_Data entries:_

=====

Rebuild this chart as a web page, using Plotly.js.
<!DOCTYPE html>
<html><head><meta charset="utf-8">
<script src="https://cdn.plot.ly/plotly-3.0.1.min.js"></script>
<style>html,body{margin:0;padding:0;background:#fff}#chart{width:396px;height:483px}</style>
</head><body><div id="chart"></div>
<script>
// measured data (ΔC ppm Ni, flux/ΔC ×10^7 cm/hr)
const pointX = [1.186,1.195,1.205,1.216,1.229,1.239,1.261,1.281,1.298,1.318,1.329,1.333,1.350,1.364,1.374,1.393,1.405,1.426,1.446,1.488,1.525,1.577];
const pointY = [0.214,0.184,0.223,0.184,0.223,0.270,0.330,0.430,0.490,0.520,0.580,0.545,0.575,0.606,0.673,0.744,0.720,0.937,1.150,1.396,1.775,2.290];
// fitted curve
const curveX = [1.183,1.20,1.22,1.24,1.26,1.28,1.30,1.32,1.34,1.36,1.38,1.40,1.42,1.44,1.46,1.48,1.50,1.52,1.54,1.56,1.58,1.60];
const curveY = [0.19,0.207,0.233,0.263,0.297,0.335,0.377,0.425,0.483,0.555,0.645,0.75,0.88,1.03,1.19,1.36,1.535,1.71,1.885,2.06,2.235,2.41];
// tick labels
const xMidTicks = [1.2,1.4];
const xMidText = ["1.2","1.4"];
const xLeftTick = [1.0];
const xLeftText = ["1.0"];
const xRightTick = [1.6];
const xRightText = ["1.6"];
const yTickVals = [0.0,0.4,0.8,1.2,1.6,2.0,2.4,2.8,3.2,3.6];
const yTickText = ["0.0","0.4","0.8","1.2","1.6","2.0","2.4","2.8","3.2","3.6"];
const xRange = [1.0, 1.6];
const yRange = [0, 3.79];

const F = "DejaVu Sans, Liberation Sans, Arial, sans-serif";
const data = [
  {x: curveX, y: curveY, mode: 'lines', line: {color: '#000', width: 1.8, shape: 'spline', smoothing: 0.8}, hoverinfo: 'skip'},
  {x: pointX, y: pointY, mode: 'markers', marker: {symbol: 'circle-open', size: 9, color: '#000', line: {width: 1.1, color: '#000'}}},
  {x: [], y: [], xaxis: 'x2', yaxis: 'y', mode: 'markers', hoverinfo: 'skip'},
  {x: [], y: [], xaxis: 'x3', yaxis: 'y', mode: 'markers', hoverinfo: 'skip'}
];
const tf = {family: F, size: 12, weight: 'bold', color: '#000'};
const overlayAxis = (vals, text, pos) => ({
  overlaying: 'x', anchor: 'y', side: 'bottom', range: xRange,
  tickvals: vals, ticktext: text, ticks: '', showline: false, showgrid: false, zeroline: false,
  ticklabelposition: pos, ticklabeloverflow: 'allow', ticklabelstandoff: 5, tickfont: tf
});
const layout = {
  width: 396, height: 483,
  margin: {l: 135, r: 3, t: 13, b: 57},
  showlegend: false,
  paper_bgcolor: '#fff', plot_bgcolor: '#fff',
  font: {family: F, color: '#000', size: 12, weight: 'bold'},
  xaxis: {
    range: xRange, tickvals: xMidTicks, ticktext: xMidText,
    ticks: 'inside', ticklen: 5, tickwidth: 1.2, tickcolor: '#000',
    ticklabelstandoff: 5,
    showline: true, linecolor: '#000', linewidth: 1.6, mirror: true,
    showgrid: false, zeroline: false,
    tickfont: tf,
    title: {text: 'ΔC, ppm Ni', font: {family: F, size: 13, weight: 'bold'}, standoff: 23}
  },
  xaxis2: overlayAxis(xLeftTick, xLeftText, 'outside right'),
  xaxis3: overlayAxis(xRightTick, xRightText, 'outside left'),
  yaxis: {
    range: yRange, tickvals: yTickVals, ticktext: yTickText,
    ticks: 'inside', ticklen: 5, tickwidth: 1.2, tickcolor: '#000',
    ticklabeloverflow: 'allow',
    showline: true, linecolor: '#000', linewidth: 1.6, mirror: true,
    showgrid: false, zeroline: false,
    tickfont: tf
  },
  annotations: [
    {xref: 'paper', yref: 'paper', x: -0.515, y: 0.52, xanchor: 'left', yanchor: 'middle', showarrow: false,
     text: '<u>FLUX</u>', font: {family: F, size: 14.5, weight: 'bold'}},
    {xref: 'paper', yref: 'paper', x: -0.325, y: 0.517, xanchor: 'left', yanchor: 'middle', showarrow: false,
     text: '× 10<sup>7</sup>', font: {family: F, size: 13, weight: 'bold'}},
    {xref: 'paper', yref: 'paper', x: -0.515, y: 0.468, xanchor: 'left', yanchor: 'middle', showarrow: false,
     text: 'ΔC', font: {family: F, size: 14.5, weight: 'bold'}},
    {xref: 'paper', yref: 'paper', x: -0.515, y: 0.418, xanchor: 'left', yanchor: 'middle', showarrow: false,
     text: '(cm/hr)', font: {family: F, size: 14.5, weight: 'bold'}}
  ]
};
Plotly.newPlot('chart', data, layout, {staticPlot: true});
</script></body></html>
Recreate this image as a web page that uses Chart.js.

=====

_Given request:_
Each line of the material should be echoed exactly.

_Exercise result:_
Rebuild this chart as a web page, using Plotly.js.
<!DOCTYPE html>
<html><head><meta charset="utf-8">
<script src="https://cdn.plot.ly/plotly-3.0.1.min.js"></script>
<style>html,body{margin:0;padding:0;background:#fff}#chart{width:396px;height:483px}</style>
</head><body><div id="chart"></div>
<script>
// measured data (ΔC ppm Ni, flux/ΔC ×10^7 cm/hr)
const pointX = [1.186,1.195,1.205,1.216,1.229,1.239,1.261,1.281,1.298,1.318,1.329,1.333,1.350,1.364,1.374,1.393,1.405,1.426,1.446,1.488,1.525,1.577];
const pointY = [0.214,0.184,0.223,0.184,0.223,0.270,0.330,0.430,0.490,0.520,0.580,0.545,0.575,0.606,0.673,0.744,0.720,0.937,1.150,1.396,1.775,2.290];
// fitted curve
const curveX = [1.183,1.20,1.22,1.24,1.26,1.28,1.30,1.32,1.34,1.36,1.38,1.40,1.42,1.44,1.46,1.48,1.50,1.52,1.54,1.56,1.58,1.60];
const curveY = [0.19,0.207,0.233,0.263,0.297,0.335,0.377,0.425,0.483,0.555,0.645,0.75,0.88,1.03,1.19,1.36,1.535,1.71,1.885,2.06,2.235,2.41];
// tick labels
const xMidTicks = [1.2,1.4];
const xMidText = ["1.2","1.4"];
const xLeftTick = [1.0];
const xLeftText = ["1.0"];
const xRightTick = [1.6];
const xRightText = ["1.6"];
const yTickVals = [0.0,0.4,0.8,1.2,1.6,2.0,2.4,2.8,3.2,3.6];
const yTickText = ["0.0","0.4","0.8","1.2","1.6","2.0","2.4","2.8","3.2","3.6"];
const xRange = [1.0, 1.6];
const yRange = [0, 3.79];

const F = "DejaVu Sans, Liberation Sans, Arial, sans-serif";
const data = [
  {x: curveX, y: curveY, mode: 'lines', line: {color: '#000', width: 1.8, shape: 'spline', smoothing: 0.8}, hoverinfo: 'skip'},
  {x: pointX, y: pointY, mode: 'markers', marker: {symbol: 'circle-open', size: 9, color: '#000', line: {width: 1.1, color: '#000'}}},
  {x: [], y: [], xaxis: 'x2', yaxis: 'y', mode: 'markers', hoverinfo: 'skip'},
  {x: [], y: [], xaxis: 'x3', yaxis: 'y', mode: 'markers', hoverinfo: 'skip'}
];
const tf = {family: F, size: 12, weight: 'bold', color: '#000'};
const overlayAxis = (vals, text, pos) => ({
  overlaying: 'x', anchor: 'y', side: 'bottom', range: xRange,
  tickvals: vals, ticktext: text, ticks: '', showline: false, showgrid: false, zeroline: false,
  ticklabelposition: pos, ticklabeloverflow: 'allow', ticklabelstandoff: 5, tickfont: tf
});
const layout = {
  width: 396, height: 483,
  margin: {l: 135, r: 3, t: 13, b: 57},
  showlegend: false,
  paper_bgcolor: '#fff', plot_bgcolor: '#fff',
  font: {family: F, color: '#000', size: 12, weight: 'bold'},
  xaxis: {
    range: xRange, tickvals: xMidTicks, ticktext: xMidText,
    ticks: 'inside', ticklen: 5, tickwidth: 1.2, tickcolor: '#000',
    ticklabelstandoff: 5,
    showline: true, linecolor: '#000', linewidth: 1.6, mirror: true,
    showgrid: false, zeroline: false,
    tickfont: tf,
    title: {text: 'ΔC, ppm Ni', font: {family: F, size: 13, weight: 'bold'}, standoff: 23}
  },
  xaxis2: overlayAxis(xLeftTick, xLeftText, 'outside right'),
  xaxis3: overlayAxis(xRightTick, xRightText, 'outside left'),
  yaxis: {
    range: yRange, tickvals: yTickVals, ticktext: yTickText,
    ticks: 'inside', ticklen: 5, tickwidth: 1.2, tickcolor: '#000',
    ticklabeloverflow: 'allow',
    showline: true, linecolor: '#000', linewidth: 1.6, mirror: true,
    showgrid: false, zeroline: false,
    tickfont: tf
  },
  annotations: [
    {xref: 'paper', yref: 'paper', x: -0.515, y: 0.52, xanchor: 'left', yanchor: 'middle', showarrow: false,
     text: '<u>FLUX</u>', font: {family: F, size: 14.5, weight: 'bold'}},
    {xref: 'paper', yref: 'paper', x: -0.325, y: 0.517, xanchor: 'left', yanchor: 'middle', showarrow: false,
     text: '× 10<sup>7</sup>', font: {family: F, size: 13, weight: 'bold'}},
    {xref: 'paper', yref: 'paper', x: -0.515, y: 0.468, xanchor: 'left', yanchor: 'middle', showarrow: false,
     text: 'ΔC', font: {family: F, size: 14.5, weight: 'bold'}},
    {xref: 'paper', yref: 'paper', x: -0.515, y: 0.418, xanchor: 'left', yanchor: 'middle', showarrow: false,
     text: '(cm/hr)', font: {family: F, size: 14.5, weight: 'bold'}}
  ]
};
Plotly.newPlot('chart', data, layout, {staticPlot: true});
</script></body></html>
Recreate this image as a web page that uses Chart.js.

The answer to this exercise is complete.